Before you even start thinking about job searching, this should be step one. What do you care about?

You have to know what will make you happy. Says Heather Huhman, Founder and President of Come Recommended, “You should ask yourself before even factoring in salary: ‘Do I see myself growing as a person from this job? Do I fit in with the culture of this company? Does thinking of my future in this company excite me? Am I going to wake up every day motivated to contribute? Am I going to be happy? If you answer “no” to most of these questions, you shouldn’t even consider salary because it’s evident this job isn’t for you.’”

It doesn’t have to be your ultimate dream or a corner office. Think about the small things that add up to a daily life where you’re happy. Maybe that’s the ability to fund your Soul Cycle addiction. Maybe it’s more important to do work you absolutely love every day. Maybe it’s both.

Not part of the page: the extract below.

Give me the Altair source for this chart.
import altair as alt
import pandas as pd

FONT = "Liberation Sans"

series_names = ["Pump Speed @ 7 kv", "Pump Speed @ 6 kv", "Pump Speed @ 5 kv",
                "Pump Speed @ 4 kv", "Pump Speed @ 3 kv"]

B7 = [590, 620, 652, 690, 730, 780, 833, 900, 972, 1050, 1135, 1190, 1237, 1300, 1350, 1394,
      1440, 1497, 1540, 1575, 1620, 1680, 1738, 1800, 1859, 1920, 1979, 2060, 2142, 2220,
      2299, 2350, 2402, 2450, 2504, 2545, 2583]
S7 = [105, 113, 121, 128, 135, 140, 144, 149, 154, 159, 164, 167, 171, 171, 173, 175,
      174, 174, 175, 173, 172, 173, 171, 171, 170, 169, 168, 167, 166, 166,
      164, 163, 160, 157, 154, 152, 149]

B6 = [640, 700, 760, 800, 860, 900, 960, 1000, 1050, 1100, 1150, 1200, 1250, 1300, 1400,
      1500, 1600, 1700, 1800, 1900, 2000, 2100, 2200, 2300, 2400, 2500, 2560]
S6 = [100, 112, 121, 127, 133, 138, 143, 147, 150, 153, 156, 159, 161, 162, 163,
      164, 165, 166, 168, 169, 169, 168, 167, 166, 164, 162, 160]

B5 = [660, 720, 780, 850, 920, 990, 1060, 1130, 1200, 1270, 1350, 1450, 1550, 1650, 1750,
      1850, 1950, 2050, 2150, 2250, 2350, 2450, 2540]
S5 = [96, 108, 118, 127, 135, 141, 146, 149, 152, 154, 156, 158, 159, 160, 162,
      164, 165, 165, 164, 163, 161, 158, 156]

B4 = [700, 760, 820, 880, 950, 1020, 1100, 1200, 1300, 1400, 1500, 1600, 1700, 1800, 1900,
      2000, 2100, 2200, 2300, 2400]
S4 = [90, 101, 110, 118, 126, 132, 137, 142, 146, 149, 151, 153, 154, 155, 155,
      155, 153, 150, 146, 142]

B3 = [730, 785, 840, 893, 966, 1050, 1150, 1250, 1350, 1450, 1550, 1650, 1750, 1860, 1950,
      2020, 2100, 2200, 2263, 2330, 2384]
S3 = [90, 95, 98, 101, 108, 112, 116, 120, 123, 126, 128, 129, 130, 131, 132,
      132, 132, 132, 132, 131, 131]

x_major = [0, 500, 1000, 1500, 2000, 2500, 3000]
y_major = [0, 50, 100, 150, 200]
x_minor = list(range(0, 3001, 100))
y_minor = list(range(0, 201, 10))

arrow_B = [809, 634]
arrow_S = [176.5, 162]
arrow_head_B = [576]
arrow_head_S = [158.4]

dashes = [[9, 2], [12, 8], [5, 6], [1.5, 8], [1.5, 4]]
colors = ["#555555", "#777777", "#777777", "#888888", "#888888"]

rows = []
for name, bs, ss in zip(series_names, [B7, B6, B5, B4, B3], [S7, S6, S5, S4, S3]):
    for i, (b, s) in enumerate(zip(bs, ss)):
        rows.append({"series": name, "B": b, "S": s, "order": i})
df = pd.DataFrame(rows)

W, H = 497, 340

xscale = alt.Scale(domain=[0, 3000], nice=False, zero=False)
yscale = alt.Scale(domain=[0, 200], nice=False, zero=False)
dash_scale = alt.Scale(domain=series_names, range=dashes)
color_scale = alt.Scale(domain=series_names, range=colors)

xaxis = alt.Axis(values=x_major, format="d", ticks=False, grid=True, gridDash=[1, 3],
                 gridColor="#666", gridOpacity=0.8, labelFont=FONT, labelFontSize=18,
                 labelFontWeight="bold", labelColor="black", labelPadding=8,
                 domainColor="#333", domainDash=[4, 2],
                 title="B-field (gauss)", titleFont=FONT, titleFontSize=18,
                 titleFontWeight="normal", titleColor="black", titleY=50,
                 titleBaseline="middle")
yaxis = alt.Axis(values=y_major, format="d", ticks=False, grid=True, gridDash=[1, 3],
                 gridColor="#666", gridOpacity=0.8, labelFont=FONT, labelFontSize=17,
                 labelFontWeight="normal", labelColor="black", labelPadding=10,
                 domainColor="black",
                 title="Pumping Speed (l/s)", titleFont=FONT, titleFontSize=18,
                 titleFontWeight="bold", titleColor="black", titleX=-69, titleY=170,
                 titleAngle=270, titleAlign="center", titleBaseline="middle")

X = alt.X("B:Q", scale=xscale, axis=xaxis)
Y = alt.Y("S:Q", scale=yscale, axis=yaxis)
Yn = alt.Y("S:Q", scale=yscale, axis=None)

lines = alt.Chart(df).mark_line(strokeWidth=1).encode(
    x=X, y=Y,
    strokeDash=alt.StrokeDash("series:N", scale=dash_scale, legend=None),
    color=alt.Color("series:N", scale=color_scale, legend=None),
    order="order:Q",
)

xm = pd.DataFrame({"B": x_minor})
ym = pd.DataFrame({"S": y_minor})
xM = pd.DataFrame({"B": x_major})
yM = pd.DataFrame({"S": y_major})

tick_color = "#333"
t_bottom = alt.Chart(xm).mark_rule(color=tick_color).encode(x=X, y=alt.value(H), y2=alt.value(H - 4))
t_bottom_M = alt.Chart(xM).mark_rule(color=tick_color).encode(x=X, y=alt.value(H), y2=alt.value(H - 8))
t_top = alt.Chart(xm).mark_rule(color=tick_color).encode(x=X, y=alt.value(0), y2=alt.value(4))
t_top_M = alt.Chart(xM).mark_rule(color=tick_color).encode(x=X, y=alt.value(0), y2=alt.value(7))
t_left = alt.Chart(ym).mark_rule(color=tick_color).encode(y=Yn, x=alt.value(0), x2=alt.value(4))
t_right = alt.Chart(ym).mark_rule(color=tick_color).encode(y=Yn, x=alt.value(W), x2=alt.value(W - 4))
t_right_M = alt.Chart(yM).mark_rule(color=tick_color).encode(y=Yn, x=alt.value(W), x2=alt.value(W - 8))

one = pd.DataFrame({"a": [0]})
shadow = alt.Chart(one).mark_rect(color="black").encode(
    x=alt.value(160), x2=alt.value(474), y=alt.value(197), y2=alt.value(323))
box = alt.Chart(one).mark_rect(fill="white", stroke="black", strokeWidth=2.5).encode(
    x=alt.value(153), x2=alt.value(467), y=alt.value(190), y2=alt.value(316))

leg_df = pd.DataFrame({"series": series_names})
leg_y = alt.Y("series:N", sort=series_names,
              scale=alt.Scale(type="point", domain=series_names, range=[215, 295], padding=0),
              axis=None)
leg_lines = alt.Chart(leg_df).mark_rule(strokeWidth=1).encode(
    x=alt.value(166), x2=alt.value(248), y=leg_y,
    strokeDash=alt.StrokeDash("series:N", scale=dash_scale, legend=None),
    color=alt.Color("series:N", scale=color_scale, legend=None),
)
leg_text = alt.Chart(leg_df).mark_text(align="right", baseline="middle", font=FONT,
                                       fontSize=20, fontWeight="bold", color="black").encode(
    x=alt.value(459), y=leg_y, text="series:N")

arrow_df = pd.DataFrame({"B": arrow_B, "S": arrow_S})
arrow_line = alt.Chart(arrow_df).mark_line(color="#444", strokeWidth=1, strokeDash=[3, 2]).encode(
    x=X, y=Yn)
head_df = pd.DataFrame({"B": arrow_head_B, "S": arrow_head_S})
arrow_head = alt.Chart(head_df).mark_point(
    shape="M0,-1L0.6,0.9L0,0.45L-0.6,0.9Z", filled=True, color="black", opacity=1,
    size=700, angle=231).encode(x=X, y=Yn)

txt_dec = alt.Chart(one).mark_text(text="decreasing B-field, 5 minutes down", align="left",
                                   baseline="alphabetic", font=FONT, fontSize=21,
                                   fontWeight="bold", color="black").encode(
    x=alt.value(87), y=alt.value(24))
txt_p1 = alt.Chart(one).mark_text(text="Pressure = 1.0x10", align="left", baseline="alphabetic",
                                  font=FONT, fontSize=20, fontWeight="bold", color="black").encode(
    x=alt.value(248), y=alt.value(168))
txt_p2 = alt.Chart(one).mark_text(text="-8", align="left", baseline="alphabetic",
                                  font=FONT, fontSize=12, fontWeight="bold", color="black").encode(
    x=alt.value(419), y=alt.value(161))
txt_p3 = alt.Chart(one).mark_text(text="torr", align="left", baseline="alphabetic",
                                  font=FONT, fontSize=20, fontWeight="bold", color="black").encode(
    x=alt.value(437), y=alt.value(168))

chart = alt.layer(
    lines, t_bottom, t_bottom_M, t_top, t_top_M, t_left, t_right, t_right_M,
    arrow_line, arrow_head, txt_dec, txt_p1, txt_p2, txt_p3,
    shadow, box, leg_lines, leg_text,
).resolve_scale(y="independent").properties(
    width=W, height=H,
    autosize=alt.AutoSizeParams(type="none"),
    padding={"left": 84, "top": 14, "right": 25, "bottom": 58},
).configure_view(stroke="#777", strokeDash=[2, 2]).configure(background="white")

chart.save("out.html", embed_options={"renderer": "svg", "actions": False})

2. Know what motivates you

Motivation researcher, Daniel Pink, talks about what drives us in his aptly titled book, Drive: The Surprising Truth About What Motivates Us. Essentially, he shows how our society values extrinsic motivation—such as money, awards, or bonuses—and tends to overlook the intrinsic (such as satisfaction from a job well done).

Know what motivates you day in and day out. In college, did you study because you wanted the A? Or because you wanted to understand the material better? If you lived or died by your grade, an external motivator like money might push you to greatness. If you were more focused on the material, money is probably lower on your list. Neither is better or worse—it’s about you.

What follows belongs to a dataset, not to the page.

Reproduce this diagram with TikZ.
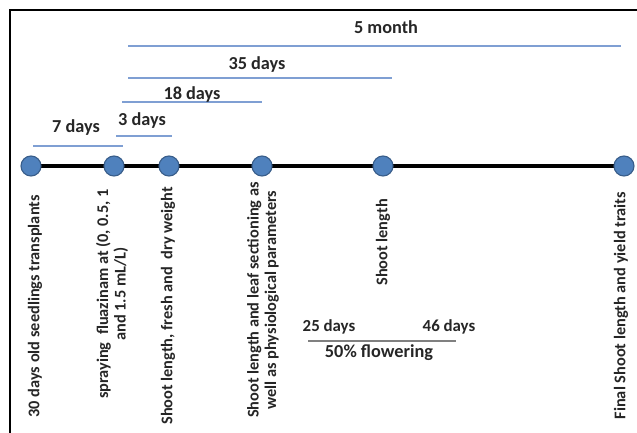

Related: 10 Ways Your First Job Is Different From Your Dream Job

3. Prioritize what matters

Knowing your values and what motivates you is one thing. Prioritizing them is another. Understand not just everything you care about, but what is most important to you. Money is one piece of a larger puzzle; if it’s the most important piece, you have your answer.

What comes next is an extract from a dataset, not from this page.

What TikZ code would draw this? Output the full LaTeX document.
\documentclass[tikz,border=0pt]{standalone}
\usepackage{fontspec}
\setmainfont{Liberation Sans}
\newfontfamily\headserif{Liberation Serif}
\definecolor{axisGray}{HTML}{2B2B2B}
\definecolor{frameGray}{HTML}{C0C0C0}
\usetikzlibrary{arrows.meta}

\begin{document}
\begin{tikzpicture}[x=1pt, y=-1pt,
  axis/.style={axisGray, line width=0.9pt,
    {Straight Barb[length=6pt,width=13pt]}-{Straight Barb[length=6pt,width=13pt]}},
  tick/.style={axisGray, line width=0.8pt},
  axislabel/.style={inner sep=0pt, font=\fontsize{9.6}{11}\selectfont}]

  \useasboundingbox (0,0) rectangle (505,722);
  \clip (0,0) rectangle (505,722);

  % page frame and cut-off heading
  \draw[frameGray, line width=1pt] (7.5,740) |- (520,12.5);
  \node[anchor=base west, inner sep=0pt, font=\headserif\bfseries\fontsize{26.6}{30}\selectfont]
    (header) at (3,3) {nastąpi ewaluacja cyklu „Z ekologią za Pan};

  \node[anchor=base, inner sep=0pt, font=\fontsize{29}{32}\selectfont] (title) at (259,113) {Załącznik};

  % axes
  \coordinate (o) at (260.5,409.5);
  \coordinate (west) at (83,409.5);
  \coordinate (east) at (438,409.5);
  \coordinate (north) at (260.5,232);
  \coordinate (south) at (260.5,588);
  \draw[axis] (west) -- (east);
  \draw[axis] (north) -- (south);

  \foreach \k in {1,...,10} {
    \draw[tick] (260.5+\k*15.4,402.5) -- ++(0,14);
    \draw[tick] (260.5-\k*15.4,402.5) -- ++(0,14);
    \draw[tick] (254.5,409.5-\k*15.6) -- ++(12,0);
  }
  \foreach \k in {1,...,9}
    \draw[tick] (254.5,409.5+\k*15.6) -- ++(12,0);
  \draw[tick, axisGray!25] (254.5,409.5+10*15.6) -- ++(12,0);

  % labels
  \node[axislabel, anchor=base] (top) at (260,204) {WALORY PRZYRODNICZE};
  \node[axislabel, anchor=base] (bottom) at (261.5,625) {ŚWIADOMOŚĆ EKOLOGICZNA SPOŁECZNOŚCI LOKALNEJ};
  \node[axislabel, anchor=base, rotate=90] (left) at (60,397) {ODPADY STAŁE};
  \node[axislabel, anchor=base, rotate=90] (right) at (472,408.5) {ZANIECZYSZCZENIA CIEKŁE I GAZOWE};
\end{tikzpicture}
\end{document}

Alaina Leary, a graduate student at Emerson College and frequent intern, recommends “consider[ing] other factors, such as how long [you] plan to work there, how [you’ll] get experience simultaneously for the career [you] do want, and what the company is like.” After taking a summer gig making double what she made at her old job, she quickly learned there’s more than just money at play.

As you hone in on specific jobs and companies, revisit your values and what is most important to you. Whether that’s paying off your loans or finding “your people,” stick to them.

Who knows? You may end up loving your job beyond what it does for your budget. Says 29-year-old Jillian*, “When my paycheck said my year-to-date was my total I had made the year before (three jobs!), and it wasn’t the end of the year, I was in disbelief. I changed careers for my financial well-being, but I ended up loving the new role. Who would know that I would do so well and like it?”

Related: What To Do If You Hate Your Job

3. What to do if you already took it… and hate it

Let’s face it. You might be a success story, like Jillian... but it could also be the worst thing ever.

“People have made this mistake before, myself included, and I swear it’s not the end of the world,” says Huhman.

Don’t despair: this is just one job. Financially, you’ve got a big silver lining: your paycheck. And while that may not be the most satisfying thing in the world, you’re putting yourself in a position to find your next big thing.

You’re in charge of your career—no one else is. Remember those values and priorities we mentioned earlier? It’s time to dust those off to figure out what to do next:

  • List what you love: Even in a job you hate, there’s got to be something you like. If that’s your work best friend, office location, or easy-peasy commute—note it down for future reference.
  • List what you hate: This is your burn book. Focus on specifics—your hours, your manager's leadership style or your work environment—so you’ll know what the solution will be. Do you hate your cubicle and long for the open floor plans of startups? Do you wish people would shut up and you had your own cubicle space to yourself? It all depends on you.
  • Make a budget: This is the most important. Know what leaving your cushy high paying job could mean—or alternatively, what you’re aiming for next. How much of a pay cut can you take? How much of a raise do you need? Is that in line with what people with your experience are making? If you’re not sure where to start, we’ve got you covered.
  • List what you’re learning: Chances are, what you’re learning every day will give you the skills and experience to make the leap to your next position. It can be anything from Google AdWords to public speaking to politicking, and anything in between.
  • Finally, list what you’ve done: grab yourself some sticky notes and a whiteboard. Write down everything you’ve done, one thing per sticky note. Find the patterns and the story you have to tell about your experience and what you love doing. Take these keywords and turn them into what you’re searching for in your next role.

5. Ultimately, it’s your decision

Taking a job only for the money isn’t the way to go. Money is just one piece that goes into your decision. At the end of the day, your decision to take a job for any reason is just that: yours. Take some time to reflect, dig deeper, and figure out what’s right for you. You never know what you’ll fall in love with.